FalkorDB itself ships as a standard Docker container. On our cloud-native Kubernetes platform, that meant it slotted into the existing deployment model without modification – a StatefulSet with a persistent volume, a ClusterIP service for internal routing, and the same CI/CD pipeline that handles every other workload. There was no specialised infrastructure to provision, no managed graph database service to integrate, no networking exceptions to request. It was treated like any other containerised dependency.

The persistence configuration combines Redis AOF for durability with RDB snapshots at multiple intervals, tuned for graph write patterns where bulk ingestion from pipeline runs is followed by extended read-heavy query periods. A Kubernetes CronJob runs daily backups to GCP Cloud Storage with 90-day retention. Disaster recovery is a single command: restore from any backup timestamp, verify graph integrity with a post-restore Cypher query, mark ready.

The one production-specific tuning worth calling out is the health probe configuration. Standard short-window readiness probes fail for memory-native databases because loading a large graph from disk takes longer than a typical HTTP service startup.
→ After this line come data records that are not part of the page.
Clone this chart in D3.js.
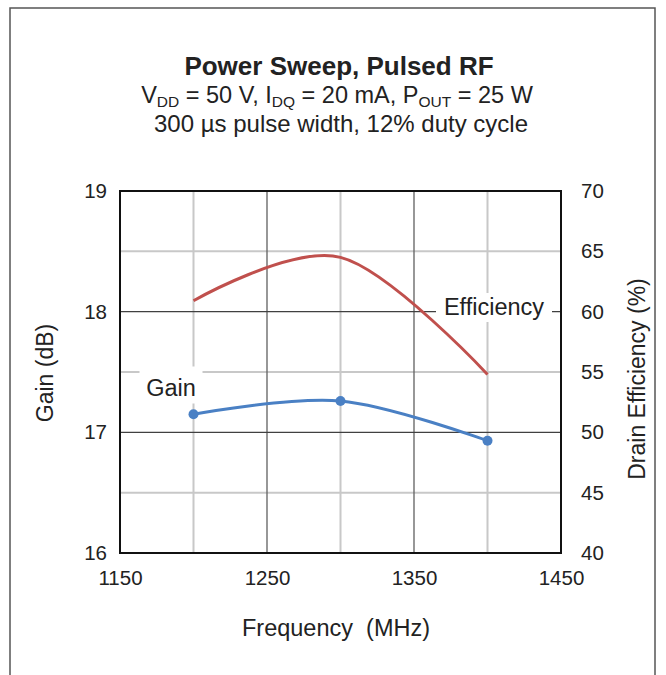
<!DOCTYPE html>
<html>
<head>
<meta charset="utf-8">
<script src="https://cdn.jsdelivr.net/npm/d3@7"></script>
<style>
  body { margin: 0; background: white; }
  svg text { font-family: "Liberation Sans", Arial, sans-serif; fill: #222; }
</style>
</head>
<body>
<div id="chart"></div>
<script>
// chart data
const freqs = [1200, 1300, 1400]
const gainDb = [17.15, 17.26, 16.93]
const drainEff = [60.9, 64.5, 54.8]

const xTicks = [1150, 1250, 1350, 1450]
const xMinorGrid = [1200, 1300, 1400]
const gainTicks = [16, 17, 18, 19]
const effTicks = [40, 45, 50, 55, 60, 65, 70]
const effMinorGrid = [45, 55, 65]

const W = 666, H = 675
const plot = { left: 120, right: 561, top: 191, bottom: 553 }

const svg = d3.select('#chart').append('svg')
  .attr('width', W).attr('height', H)

// outer frame (runs off the bottom of the picture)
svg.append('rect')
  .attr('x', 10).attr('y', 8).attr('width', 645).attr('height', H + 20)
  .attr('fill', 'none').attr('stroke', '#555').attr('stroke-width', 1.5)

const x = d3.scaleLinear().domain([1150, 1450]).range([plot.left, plot.right])
const yGain = d3.scaleLinear().domain([16, 19]).range([plot.bottom, plot.top])
const yEff = d3.scaleLinear().domain([40, 70]).range([plot.bottom, plot.top])

// title block
const title = svg.append('g').attr('text-anchor', 'middle')
title.append('text').attr('x', 339).attr('y', 75)
  .attr('font-size', 26).attr('font-weight', 'bold').text('Power Sweep, Pulsed RF')

const sub = title.append('text').attr('x', 337).attr('y', 103).attr('font-size', 23.5)
const parts = [['V', 0], ['DD', 1], [' = 50 V, I', 0], ['DQ', 1], [' = 20 mA, P', 0], ['OUT', 1], [' = 25 W', 0]]
let shifted = false
parts.forEach(p => {
  let ts = sub.append('tspan').text(p[0])
  if (p[1] && !shifted) { ts.attr('dy', 4).attr('font-size', 15.5); shifted = true }
  else if (p[1]) { ts.attr('font-size', 15.5) }
  else if (shifted) { ts.attr('dy', -4); shifted = false }
})
title.append('text').attr('x', 341).attr('y', 132)
  .attr('font-size', 24).text('300 µs pulse width, 12% duty cycle')

// grid
const grid = svg.append('g')
grid.selectAll('line.vminor').data(xMinorGrid).enter().append('line')
  .attr('x1', d => x(d)).attr('x2', d => x(d)).attr('y1', plot.top).attr('y2', plot.bottom)
  .attr('stroke', '#c8c8c8').attr('stroke-width', 2)
grid.selectAll('line.hminor').data(effMinorGrid).enter().append('line')
  .attr('y1', d => yEff(d)).attr('y2', d => yEff(d)).attr('x1', plot.left).attr('x2', plot.right)
  .attr('stroke', '#c8c8c8').attr('stroke-width', 2)
grid.selectAll('line.vmajor').data(xTicks.slice(1, -1)).enter().append('line')
  .attr('x1', d => x(d)).attr('x2', d => x(d)).attr('y1', plot.top).attr('y2', plot.bottom)
  .attr('stroke', '#606060').attr('stroke-width', 1.3)
grid.selectAll('line.hmajor').data(gainTicks.slice(1, -1)).enter().append('line')
  .attr('y1', d => yGain(d)).attr('y2', d => yGain(d)).attr('x1', plot.left).attr('x2', plot.right)
  .attr('stroke', '#404040').attr('stroke-width', 1.3)

// series labels with white boxes covering the grid
const labels = [
  { text: 'Gain', x: 171, y: 385, base: 396, w: 63, h: 37 },
  { text: 'Efficiency', x: 494, y: 307.5, base: 315, w: 116, h: 29 }
]
labels.forEach(l => {
  svg.append('rect').attr('x', l.x - l.w / 2).attr('y', l.y - l.h / 2)
    .attr('width', l.w).attr('height', l.h).attr('fill', 'white')
  svg.append('text').attr('x', l.x).attr('y', l.base).attr('text-anchor', 'middle')
    .attr('font-size', 23.5).text(l.text)
})

// series
const smooth = d3.curveCardinal.tension(0)
const effLine = d3.line().x((d, i) => x(freqs[i])).y(d => yEff(d)).curve(smooth)
const gainLine = d3.line().x((d, i) => x(freqs[i])).y(d => yGain(d)).curve(smooth)

svg.append('path').datum(drainEff).attr('d', effLine)
  .attr('fill', 'none').attr('stroke', '#c0504d').attr('stroke-width', 3)
svg.append('path').datum(gainDb).attr('d', gainLine)
  .attr('fill', 'none').attr('stroke', '#4a80c4').attr('stroke-width', 3)
svg.selectAll('circle.gain').data(gainDb).enter().append('circle')
  .attr('cx', (d, i) => x(freqs[i])).attr('cy', d => yGain(d)).attr('r', 5)
  .attr('fill', '#4a80c4')

// plot frame
svg.append('rect').attr('x', plot.left).attr('y', plot.top)
  .attr('width', plot.right - plot.left).attr('height', plot.bottom - plot.top)
  .attr('fill', 'none').attr('stroke', '#111').attr('stroke-width', 2)

// axes (labels only, no tick marks)
const fmt = d3.format('d')
const axL = svg.append('g').attr('transform', `translate(${plot.left - 13},0)`)
  .call(d3.axisLeft(yGain).tickValues(gainTicks).tickSize(0).tickPadding(0).tickFormat(fmt))
const axR = svg.append('g').attr('transform', `translate(${plot.right + 20},0)`)
  .call(d3.axisRight(yEff).tickValues(effTicks).tickSize(0).tickPadding(0).tickFormat(fmt))
const axB = svg.append('g').attr('transform', `translate(0,${plot.bottom + 17})`)
  .call(d3.axisBottom(x).tickValues(xTicks).tickSize(0).tickPadding(0).tickFormat(fmt))
;[axL, axR, axB].forEach(a => {
  a.select('.domain').remove()
  a.selectAll('text').attr('font-size', 20.5)
    .attr('font-family', '"Liberation Sans", Arial, sans-serif').attr('fill', '#222')
})

// axis titles
svg.append('text').attr('transform', 'translate(53,373) rotate(-90)')
  .attr('text-anchor', 'middle').attr('font-size', 23).text('Gain (dB)')
svg.append('text').attr('transform', 'translate(645,379) rotate(-90)')
  .attr('text-anchor', 'middle').attr('font-size', 23).text('Drain Efficiency (%)')
svg.append('text').attr('x', 336).attr('y', 636)
  .attr('text-anchor', 'middle').attr('font-size', 23.5).attr('xml:space', 'preserve').text('Frequency  (MHz)')
</script>
</body>
</html>
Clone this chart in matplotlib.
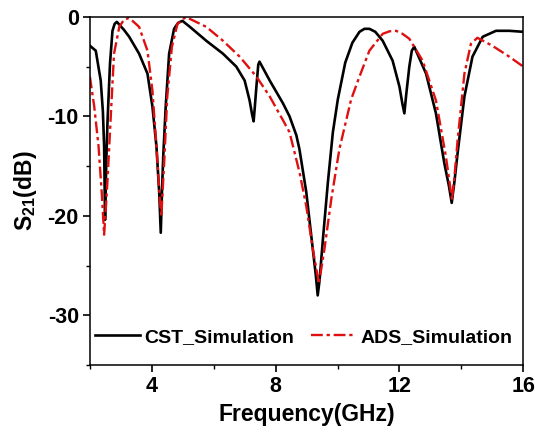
import matplotlib.pyplot as plt
from matplotlib.ticker import MultipleLocator

plt.rcParams['font.family'] = ['Liberation Sans', 'DejaVu Sans']
plt.rcParams['font.weight'] = 'bold'
plt.rcParams['axes.unicode_minus'] = False
plt.rcParams['mathtext.fontset'] = 'custom'
plt.rcParams['mathtext.bf'] = 'Liberation Sans:bold'
plt.rcParams['mathtext.rm'] = 'Liberation Sans:bold'

# CST simulation (black solid)
cst_freq = [2.0, 2.19, 2.35, 2.42, 2.46, 2.49, 2.53, 2.57, 2.65, 2.73, 2.8, 2.87,
            3.1, 3.27, 3.59, 3.86, 4.02, 4.15, 4.24, 4.29, 4.33, 4.37, 4.45, 4.56,
            4.72, 4.85, 4.99, 5.23, 5.76, 6.3, 6.73, 7.0, 7.16, 7.24, 7.29, 7.33,
            7.38, 7.44, 7.48, 7.81, 8.24, 8.45, 8.67, 8.77, 8.99, 9.2, 9.3, 9.36,
            9.42, 9.53, 9.69, 9.85, 10.01, 10.25, 10.48, 10.71, 10.87, 11.03, 11.22,
            11.46, 11.78, 12.0, 12.1, 12.16, 12.22, 12.32, 12.4, 12.48, 12.86, 13.18,
            13.45, 13.6, 13.69, 13.78, 13.88, 14.1, 14.36, 14.69, 15.12, 15.55, 16.0]
cst_s21 = [-2.9, -3.4, -6.4, -9.5, -13.0, -20.4, -14.5, -10.5, -4.7, -1.4, -0.7, -0.5,
           -1.3, -2.0, -3.7, -5.7, -9.0, -13.0, -17.7, -21.7, -17.5, -14.0, -9.0, -3.7,
           -1.2, -0.6, -0.4, -1.0, -2.4, -3.7, -5.0, -6.4, -8.4, -9.8, -10.5, -9.0,
           -7.0, -4.8, -4.5, -6.4, -8.7, -10.0, -11.9, -13.3, -17.6, -23.3, -26.0, -28.0,
           -26.5, -22.3, -16.6, -11.6, -8.3, -4.6, -2.6, -1.5, -1.2, -1.2, -1.5,
           -2.4, -4.4, -7.0, -8.8, -9.7, -7.8, -5.0, -3.4, -3.0, -5.7, -9.7,
           -14.7, -17.0, -18.7, -16.5, -13.7, -8.0, -4.0, -2.0, -1.4, -1.4, -1.5]

# ADS simulation (red dash-dot)
ads_freq = [2.0, 2.14, 2.28, 2.39, 2.46, 2.52, 2.57, 2.68, 2.78, 2.95, 3.1, 3.27,
            3.59, 3.86, 4.02, 4.15, 4.26, 4.31, 4.35, 4.4, 4.5, 4.65, 4.83, 5.1,
            5.23, 5.76, 6.3, 6.84, 7.38, 7.81, 8.24, 8.45, 8.77, 8.99, 9.2, 9.4,
            9.58, 9.8, 10.06, 10.44, 10.71, 11.03, 11.46, 11.68, 11.89, 12.1, 12.32,
            12.75, 13.18, 13.5, 13.7, 13.78, 13.88, 14.1, 14.31, 14.52, 15.0, 15.55, 16.0]
ads_s21 = [-6.0, -9.0, -13.0, -18.0, -21.9, -19.0, -16.4, -9.7, -3.7, -1.0, -0.3, -0.1,
           -1.0, -3.4, -7.4, -13.0, -18.4, -20.0, -17.5, -14.7, -8.0, -3.0, -0.7, 0.0,
           -0.2, -1.0, -2.4, -4.0, -6.0, -8.0, -10.4, -11.6, -15.6, -19.0, -23.3, -26.8,
           -23.3, -18.3, -13.3, -8.3, -6.0, -3.4, -1.7, -1.45, -1.4, -1.7, -2.2,
           -4.4, -8.4, -14.0, -18.4, -16.0, -12.4, -5.7, -2.7, -2.1, -2.9, -4.0, -5.0]

fig = plt.figure(figsize=(5.35, 4.33), dpi=100)
ax = fig.add_axes([0.168, 0.157, 0.81, 0.804])

ax.plot(cst_freq, cst_s21, color='black', linewidth=1.9, label='CST_Simulation')
ax.plot(ads_freq, ads_s21, color='#e01010', linewidth=1.7,
        linestyle=(0, (5, 1.6, 1.4, 1.6)), label='ADS_Simulation')

ax.set_xlim(2, 16)
ax.set_ylim(-35, 0)
ax.xaxis.set_major_locator(MultipleLocator(4))
ax.xaxis.set_minor_locator(MultipleLocator(2))
ax.yaxis.set_major_locator(MultipleLocator(10))
ax.yaxis.set_minor_locator(MultipleLocator(5))
ax.tick_params(which='major', direction='out', length=5, width=1.2, labelsize=15.5, pad=3)
ax.tick_params(which='minor', direction='out', length=3, width=1.0)
for s in ax.spines.values():
    s.set_linewidth(1.1)

ax.set_xlabel('Frequency(GHz)', fontsize=16.5, fontweight='bold', labelpad=4)
ax.set_ylabel(r'S$_\mathbf{21}$(dB)', fontsize=16.5, fontweight='bold', labelpad=6)

ax.legend(loc='lower left', bbox_to_anchor=(0.012, 0.055), ncol=2, frameon=False,
          fontsize=14, handlelength=2.3, handletextpad=0.25, columnspacing=0.85,
          borderaxespad=0, borderpad=0)

fig.savefig('out.png', dpi=100)
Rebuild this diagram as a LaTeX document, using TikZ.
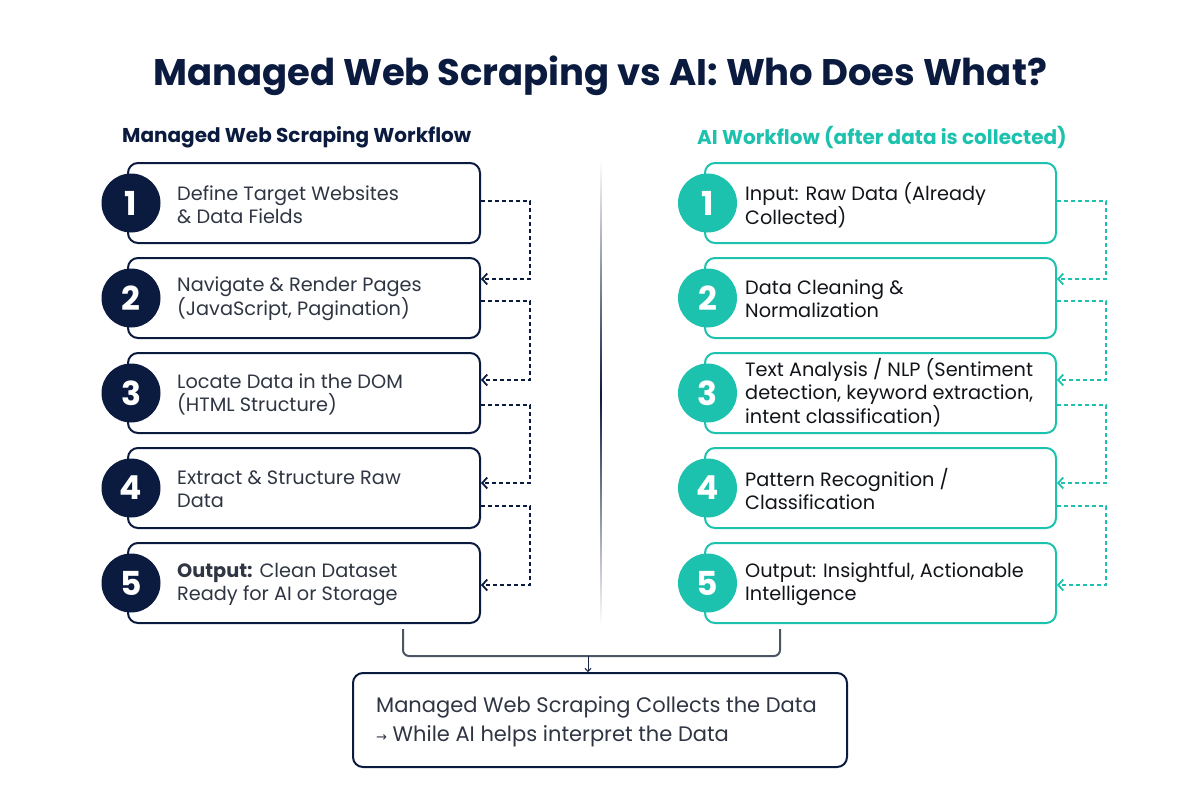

Our StatefulSet uses an extended startup period with a readiness probe that executes a test Cypher query directly.The pod is only marked ready when the graph engine is queryable, not just running.

A backend-triggered deployment pipeline handles the full release workflow: when the lineage ingestion library publishes a new version, a cross-repo trigger rebuilds the stage deployment, runs end-to-end tests, gates on human approval, and promotes to production automatically if approved.

What We Learned

Three takeaways from building and running this in production:

  • The local graph workflow is the most valuable thing we built. Giving engineers the ability to run a local FalkorDB instance, load a production graph snapshot, and query blast radius before opening a PR changed the review culture for data pipeline changes. The database’s in-memory startup model is what makes this practical – it has to start in seconds to fit into a development workflow.
  • Global visibility changes what questions you can ask. Redundancy detection was not a feature we designed. It emerged naturally once the full graph was populated. When you can see the entire data ecosystem as a single queryable structure, patterns that were invisible become obvious. We expect more of this as the graph grows.
  • The data model is the architecture. The six relationship types in our schema : Workflow_Derives, DataEntity_Derives, Input, Output, Has_A, Feature_Derives are not implementation details. They are the conceptual model of the data ecosystem. Every capability in the platform is a traversal query against those five relationships. Getting the schema right made everything else follow naturally.

What’s Next

The next major capability on the roadmap is AI-powered lineage inference: using generative AI to infer Feature_Derives relationships automatically from transformation code, without requiring explicit annotation from pipeline authors. The graph schema already supports this with inferred edges will carry a confidence property, and the UI will visually distinguish them from hand-annotated relationships.

We are also expanding the blast radius analysis tooling to generate structured reports suitable for automated PR checks with a CI gate that flags high-impact changes for mandatory lineage review before merge.